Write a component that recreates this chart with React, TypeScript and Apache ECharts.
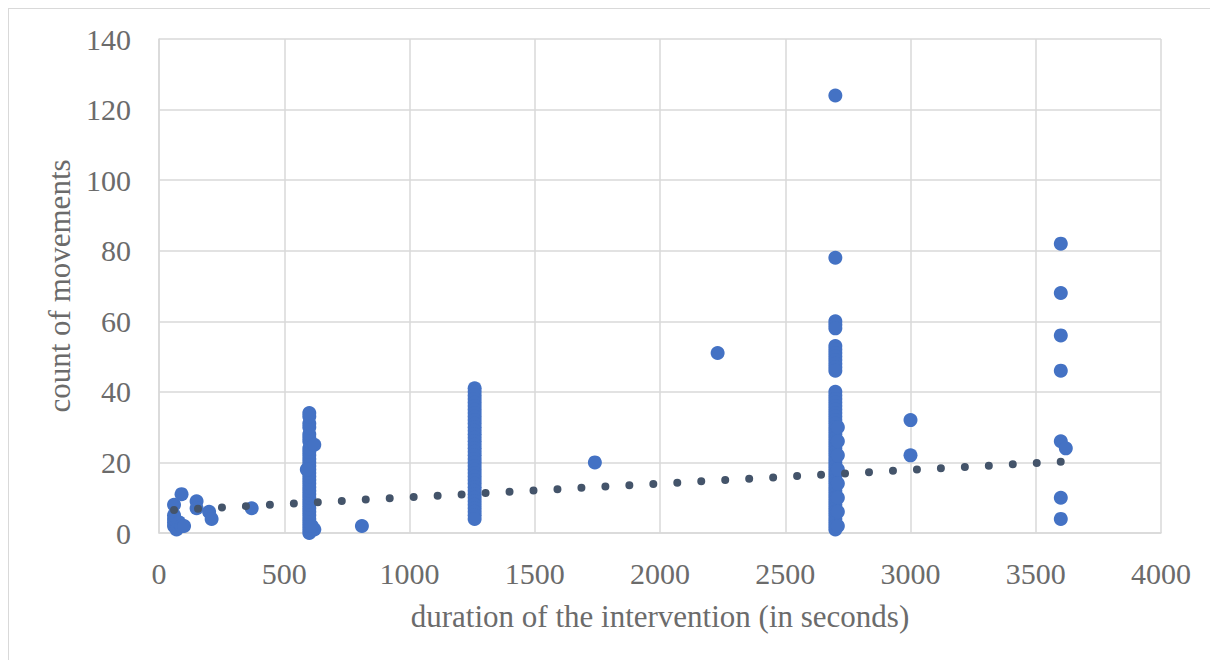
import React, { useEffect, useRef } from "react";
import * as echarts from "echarts";

// duration of the intervention (seconds) and count of movements
const durationsLeft = [60, 60, 60, 60, 60, 70, 80, 90, 90, 100, 150, 150, 200, 210, 370];
const countsLeft = [2, 3, 4, 5, 8, 1, 3, 11, 2, 2, 9, 7, 6, 4, 7];

const durations600 = [600, 600, 600, 600, 600, 600, 600, 600, 600, 600, 600, 600, 600, 600, 600, 600, 600, 600, 600, 600, 600, 600, 600, 600, 600, 600, 600, 600, 600, 600, 600, 600, 620, 590, 620, 610, 810];
const counts600 = [0, 1, 2, 3, 4, 5, 6, 7, 8, 9, 10, 11, 12, 13, 14, 15, 16, 17, 18, 19, 20, 21, 22, 23, 24, 26, 27, 28, 30, 31, 33, 34, 25, 18, 1, 2, 2];

const counts1260 = [41, 40, 39, 38, 37, 36, 35, 34, 33, 32, 31, 30, 29, 28, 27, 26, 25, 24, 23, 22, 21, 20, 19, 18, 17, 16, 15, 14, 13, 12, 11, 10, 9, 8, 7, 6, 5, 4];

const durationsMid = [1740, 2230, 3000, 3000];
const countsMid = [20, 51, 32, 22];

const counts2700 = [124, 78, 60, 59, 58, 53, 52, 51, 50, 49, 48, 47, 46, 40, 39, 38, 37, 36, 35, 34, 33, 32, 31, 30, 29, 28, 27, 26, 25, 24, 23, 22, 21, 20, 19, 18, 17, 16, 15, 14, 13, 12, 11, 10, 9, 8, 7, 6, 5, 4, 3, 2, 1];
const counts2710 = [30, 26, 22, 18, 14, 10, 6, 2];

const durations3600 = [3600, 3600, 3600, 3600, 3600, 3620, 3600, 3600];
const counts3600 = [82, 68, 56, 46, 26, 24, 10, 4];

// linear trendline endpoints
const trendX = [60, 3600];
const trendY = [6.5, 20.2];

const xTicks = { min: 0, max: 4000, interval: 500 };
const yTicks = { min: 0, max: 140, interval: 20 };

function buildPoints(): number[][] {
  const pts: number[][] = [];
  durationsLeft.forEach((d, i) => pts.push([d, countsLeft[i]]));
  durations600.forEach((d, i) => pts.push([d, counts600[i]]));
  counts1260.forEach((c) => pts.push([1260, c]));
  durationsMid.forEach((d, i) => pts.push([d, countsMid[i]]));
  counts2700.forEach((c) => pts.push([2700, c]));
  counts2710.forEach((c) => pts.push([2710, c]));
  durations3600.forEach((d, i) => pts.push([d, counts3600[i]]));
  return pts;
}

export default function App() {
  const ref = useRef<HTMLDivElement>(null);
  useEffect(() => {
    if (!ref.current) return;
    const chart = echarts.init(ref.current, undefined, { renderer: "svg" });
    const font = "'Liberation Serif', 'DejaVu Serif', serif";
    const grid = "#d9d9d9";
    const textColor = "#6b6b6b";
    chart.setOption({
      animation: false,
      grid: { left: 150, top: 30, width: 1002, height: 494, containLabel: false },
      xAxis: {
        type: "value",
        ...xTicks,
        name: "duration of the intervention (in seconds)",
        nameLocation: "middle",
        nameGap: 68,
        nameTextStyle: { fontFamily: font, fontSize: 31, color: textColor },
        axisLine: { show: true, lineStyle: { color: grid, width: 1.5 } },
        axisTick: { show: false },
        splitLine: { show: true, lineStyle: { color: grid, width: 1.5 } },
        axisLabel: {
          fontFamily: font,
          fontSize: 30,
          color: textColor,
          margin: 25,
          formatter: (v: number) => String(v),
        },
      },
      yAxis: {
        type: "value",
        ...yTicks,
        name: "count of movements",
        nameLocation: "middle",
        nameGap: 81,
        nameTextStyle: { fontFamily: font, fontSize: 31, color: textColor },
        axisLine: { show: true, lineStyle: { color: grid, width: 1.5 } },
        axisTick: { show: false },
        splitLine: { show: true, lineStyle: { color: grid, width: 1.5 } },
        axisLabel: {
          fontFamily: font,
          fontSize: 30,
          color: textColor,
          margin: 28,
          formatter: (v: number) => String(v),
        },
      },
      series: [
        {
          type: "scatter",
          data: buildPoints(),
          symbolSize: 14,
          itemStyle: { color: "#4472C4", opacity: 1 },
          z: 2,
        },
        {
          type: "line",
          data: trendX.map((x, i) => [x, trendY[i]]),
          showSymbol: false,
          symbol: "none",
          lineStyle: { color: "#44546A", width: 8, type: [0, 24], cap: "round" },
          z: 3,
        },
      ],
    });
    return () => chart.dispose();
  }, []);
  return (
    <div
      ref={ref}
      style={{
        width: 1210,
        height: 652,
        boxSizing: "border-box",
        borderLeft: "1.5px solid #d9d9d9",
        borderTop: "1.5px solid #d9d9d9",
      }}
    />
  );
}
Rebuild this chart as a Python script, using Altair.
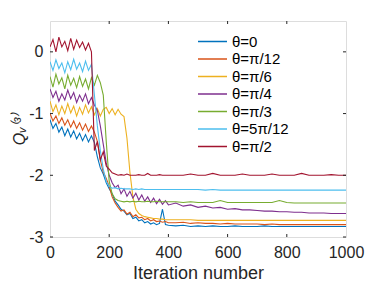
import altair as alt
import pandas as pd

# iterations
X_EARLY = list(range(0, 401, 10))
X_LATE = list(range(425, 1001, 25))

names = ["θ=0", "θ=π/12", "θ=π/6", "θ=π/4", "θ=π/3", "θ=5π/12", "θ=π/2"]
colors = ["#0072BD", "#D95319", "#EDB120", "#7E2F8E", "#77AC30", "#4DBEEE", "#A2142F"]

s0_early = [-1.10, -1.24, -1.16, -1.30, -1.22, -1.36, -1.25, -1.38, -1.28, -1.41,
            -1.32, -1.44, -1.34, -1.46, -1.36, -1.47, -1.70, -1.88, -1.98, -2.12,
            -2.22, -2.30, -2.42, -2.48, -2.55, -2.58, -2.64, -2.62, -2.70, -2.68,
            -2.74, -2.72, -2.77, -2.75, -2.79, -2.77, -2.80, -2.78, -2.55, -2.80, -2.81]
s0_late = [-2.82, -2.81, -2.83, -2.82, -2.83, -2.82, -2.83, -2.83, -2.82, -2.83,
           -2.83, -2.83, -2.82, -2.83, -2.83, -2.83, -2.83, -2.83, -2.83, -2.83,
           -2.83, -2.83, -2.83, -2.83]

s1_early = [-1.00, -1.12, -1.04, -1.16, -1.07, -1.19, -1.10, -1.22, -1.12, -1.24,
            -1.15, -1.27, -1.17, -1.29, -1.20, -1.30, -1.45, -1.75, -1.95, -2.05,
            -2.18, -2.35, -2.45, -2.52, -2.58, -2.56, -2.63, -2.60, -2.67, -2.64,
            -2.69, -2.68, -2.72, -2.70, -2.74, -2.72, -2.75, -2.74, -2.76, -2.75, -2.77]
s1_late = [-2.77, -2.76, -2.78, -2.77, -2.78, -2.78, -2.79, -2.78, -2.79, -2.79,
           -2.79, -2.79, -2.80, -2.79, -2.80, -2.80, -2.80, -2.80, -2.80, -2.80,
           -2.80, -2.80, -2.80, -2.80]

s2_early = [-0.80, -0.97, -0.86, -1.02, -0.88, -1.00, -0.84, -0.99, -0.88, -1.04,
            -0.90, -1.01, -0.86, -0.99, -0.89, -1.02, -0.92, -1.04, -0.93, -0.90,
            -1.00, -0.92, -1.02, -0.93, -1.01, -1.05, -1.40, -1.95, -2.35, -2.55,
            -2.62, -2.65, -2.67, -2.68, -2.69, -2.70, -2.70, -2.71, -2.71, -2.72, -2.72]
s2_late = [-2.72, -2.72, -2.72, -2.73, -2.73, -2.73, -2.73, -2.73, -2.73, -2.73,
           -2.73, -2.73, -2.73, -2.73, -2.73, -2.73, -2.73, -2.73, -2.73, -2.73,
           -2.73, -2.73, -2.73, -2.73]

s3_early = [-0.60, -0.74, -0.64, -0.80, -0.68, -0.78, -0.62, -0.76, -0.66, -0.82,
            -0.70, -0.80, -0.68, -0.84, -0.74, -0.86, -0.95, -1.20, -1.50, -1.80,
            -2.00, -2.12, -2.20, -2.16, -2.30, -2.22, -2.34, -2.26, -2.37, -2.29,
            -2.40, -2.32, -2.42, -2.35, -2.44, -2.37, -2.46, -2.39, -2.47, -2.41, -2.48]
s3_late = [-2.45, -2.50, -2.48, -2.52, -2.50, -2.53, -2.52, -2.55, -2.54, -2.56,
           -2.56, -2.57, -2.58, -2.58, -2.59, -2.59, -2.60, -2.60, -2.61, -2.61,
           -2.61, -2.62, -2.62, -2.62]

s4_early = [-0.40, -0.57, -0.36, -0.52, -0.42, -0.60, -0.38, -0.54, -0.43, -0.58,
            -0.40, -0.56, -0.44, -0.60, -0.42, -0.54, -0.38, -0.50, -0.70, -1.45,
            -2.10, -2.30, -2.38, -2.41, -2.42, -2.43, -2.42, -2.43, -2.42, -2.43,
            -2.42, -2.43, -2.43, -2.42, -2.43, -2.43, -2.42, -2.43, -2.43, -2.43, -2.43]
s4_late = [-2.43, -2.44, -2.43, -2.44, -2.44, -2.44, -2.41, -2.44, -2.44, -2.44,
           -2.44, -2.44, -2.44, -2.44, -2.41, -2.44, -2.45, -2.45, -2.45, -2.45,
           -2.45, -2.45, -2.45, -2.45]

s5_early = [-0.16, -0.30, -0.13, -0.27, -0.18, -0.34, -0.16, -0.29, -0.12, -0.28,
            -0.18, -0.32, -0.15, -0.30, -0.20, -0.70, -1.20, -1.60, -1.90, -2.10,
            -2.18, -2.21, -2.20, -2.22, -2.21, -2.22, -2.22, -2.22, -2.23, -2.22,
            -2.23, -2.22, -2.23, -2.23, -2.23, -2.23, -2.23, -2.23, -2.23, -2.23, -2.23]
s5_late = [-2.23, -2.23, -2.23, -2.23, -2.24, -2.23, -2.24, -2.24, -2.24, -2.24,
           -2.24, -2.24, -2.24, -2.24, -2.24, -2.24, -2.24, -2.24, -2.24, -2.24,
           -2.24, -2.24, -2.24, -2.24]

s6_early = [0.08, 0.20, 0.00, 0.24, 0.08, 0.17, 0.02, 0.22, 0.04, 0.19,
            0.07, 0.16, 0.03, 0.14, 0.00, -1.60, -1.45, -1.75, -1.62, -1.85,
            -1.90, -1.96, -1.98, -2.00, -1.99, -2.00, -1.98, -2.00, -2.00, -2.00,
            -1.99, -2.00, -2.00, -1.97, -2.00, -2.00, -2.00, -1.99, -2.00, -2.00, -2.00]
s6_late = [-2.00, -2.00, -1.98, -2.00, -2.00, -1.97, -2.00, -2.00, -2.00, -1.98,
           -2.00, -2.00, -2.00, -1.98, -2.00, -2.00, -2.00, -1.97, -2.00, -2.00,
           -2.00, -1.99, -2.00, -2.00]

series_early = [s0_early, s1_early, s2_early, s3_early, s4_early, s5_early, s6_early]
series_late = [s0_late, s1_late, s2_late, s3_late, s4_late, s5_late, s6_late]

x_labels = [0, 200, 400, 600, 800, 1000]
x_ticks = [200, 400, 600, 800]
y_ticks = [-3, -2, -1, 0]

rows = []
for i, name in enumerate(names):
    for x, v in zip(X_EARLY + X_LATE, series_early[i] + series_late[i]):
        rows.append({"it": x, "q": v, "theta": name, "k": i})
df = pd.DataFrame(rows)

FONT = "Liberation Sans"
W, H = 296, 216
xscale = alt.Scale(domain=[0, 1000], nice=False)
yscale = alt.Scale(domain=[-3, 0.5], nice=False, zero=False)

xaxis = alt.Axis(values=x_labels, format="d", ticks=False, domain=False,
                 grid=False, labelFontSize=16, titleFontSize=18, labelPadding=7,
                 titlePadding=4, labelColor="#262626", titleColor="#262626",
                 labelFlush=False, labelOverlap=False,
                 labelFont=FONT, titleFont=FONT, titleFontWeight="normal")
yaxis = alt.Axis(values=y_ticks, format="d", ticks=False, domain=False, grid=False,
                 labelExpr="replace(datum.label, '−', '-')",
                 labelFlush=False, labelOverlap=False,
                 labelFontSize=16, titleFontSize=16, labelPadding=7,
                 titlePadding=1, labelColor="#262626", titleColor="#262626",
                 labelFont=FONT, titleFont=FONT, titleFontWeight="normal",
                 titleFontStyle="italic")
XT = "Iteration number"
YT = "Qᵥ⁽³⁾"

lines = alt.Chart(df).mark_line(strokeWidth=1.1, clip=True).encode(
    x=alt.X("it:Q", scale=xscale, title=XT, axis=xaxis),
    y=alt.Y("q:Q", scale=yscale, title=YT, axis=yaxis),
    color=alt.Color("theta:N", scale=alt.Scale(domain=names, range=colors),
                    legend=alt.Legend(orient="none", legendX=147, legendY=13, title=None,
                                      symbolType="stroke", symbolSize=841,
                                      symbolStrokeWidth=1.5, labelFontSize=15,
                                      labelFont=FONT, labelColor="#000000",
                                      labelOffset=4, rowPadding=1.5, padding=0,
                                      clipHeight=15)),
    order=alt.Order("k:Q"),
    detail="theta:N",
)

xt = pd.DataFrame({"t": x_ticks})
yt = pd.DataFrame({"t": y_ticks})
tick_color = "#262626"
xb = alt.Chart(xt).mark_rule(color=tick_color, strokeWidth=1).encode(
    x=alt.X("t:Q", scale=xscale, title=XT, axis=xaxis), y=alt.value(H), y2=alt.value(H - 3))
xtop = alt.Chart(xt).mark_rule(color=tick_color, strokeWidth=1).encode(
    x=alt.X("t:Q", scale=xscale, title=XT, axis=xaxis), y=alt.value(0), y2=alt.value(3))
yl = alt.Chart(yt).mark_rule(color=tick_color, strokeWidth=1).encode(
    y=alt.Y("t:Q", scale=yscale, title=YT, axis=yaxis), x=alt.value(0), x2=alt.value(3))
yr = alt.Chart(yt).mark_rule(color=tick_color, strokeWidth=1).encode(
    y=alt.Y("t:Q", scale=yscale, title=YT, axis=yaxis), x=alt.value(W), x2=alt.value(W - 3))

chart = alt.layer(lines, xb, xtop, yl, yr).properties(
    width=W, height=H,
    autosize=alt.AutoSizeParams(type="none"),
    padding={"left": 42, "top": 13, "right": 28, "bottom": 44},
).configure_view(stroke="#262626", strokeWidth=1).configure(background="white")

chart.save("out.html", embed_options={"renderer": "svg", "actions": False})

-*-*-

Challenge: Except for the pictures, write out exactly the lines from the line that contains "Rebuild this chart" through the line that contains "X_LATE = list(range(425, 1001, 25))", including both.

Output for this task:
Rebuild this chart as a Python script, using Altair.
import altair as alt
import pandas as pd

# iterations
X_EARLY = list(range(0, 401, 10))
X_LATE = list(range(425, 1001, 25))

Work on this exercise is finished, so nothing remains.